Un groupe d'adeptes s'en va racontant que la fin est proche. Le Jugement Dernier est prévu pour le 2 octobre. La date arrive et rien ne se produit. Les fidèles continuent à clamer que la fin est proche (mais la date a changé).
Les villageois organisent une cérémonie pour signifier à une déesse qu'elle n'est plus la bienvenue parmi eux. Comme elle ne les a pas protégés des épidémies, ils ont décidé de lui en préférer une autre, plus efficace.
Une assemblée de prêtres se déclare offensée par ce que certaines personnes pensent d'une vierge qui aurait donné naissance à un enfant il y a plusieurs siècles, dans une lointaine contrée. Ces personnes doivent donc être massacrées.

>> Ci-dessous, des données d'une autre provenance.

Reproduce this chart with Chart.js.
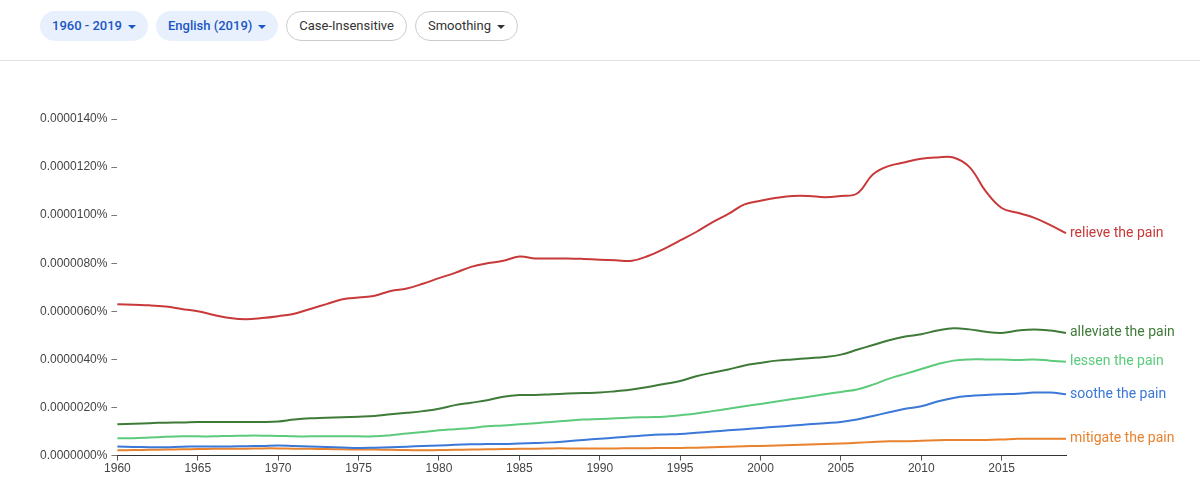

Sur une île, les membres d'un culte décident d'abattre leur bétail et de brûler leurs récoltes. Ils n'en ont plus besoin, disent-ils, puisqu'un bateau rempli de vivres et d'argent doit bientôt toucher leurs côtes en récompense de leurs bonnes actions.
Certains de mes amis se rendent parfois à l'église ou dans un lieu tranquille pour parler à un personnage invisible qui est partout. Cet être sait déjà ce qu'ils vont dire, car Il sait tout.
On me dit que si je veux plaire à des morts très puissants — qui pourraient m'aider en cas de besoin — je dois verser le sang d'une chèvre blanche sur la partie droite d'un certain rocher. Mais si je choisis une chèvre d'une autre couleur et un autre rocher ça ne marchera pas.
On peut, refusant de chercher plus loin, ranger ces pratiques dans la catégorie si riche et si variée de la déraison humaine. On peut également penser que ces exemples, si sommaires soient-ils — on pourrait en remplir des volumes —, témoignent de notre admirable capacité à comprendre la vie et l'univers. Dans un cas comme dans l'autre, certaines questions restent sans réponse. Pourquoi les gens ont-ils de telles pensées ? Qu'est-ce qui les pousse à agir de la sorte ? Pourquoi ont-ils des croyances si différentes ? Pourquoi y sont-ils tant attachés ?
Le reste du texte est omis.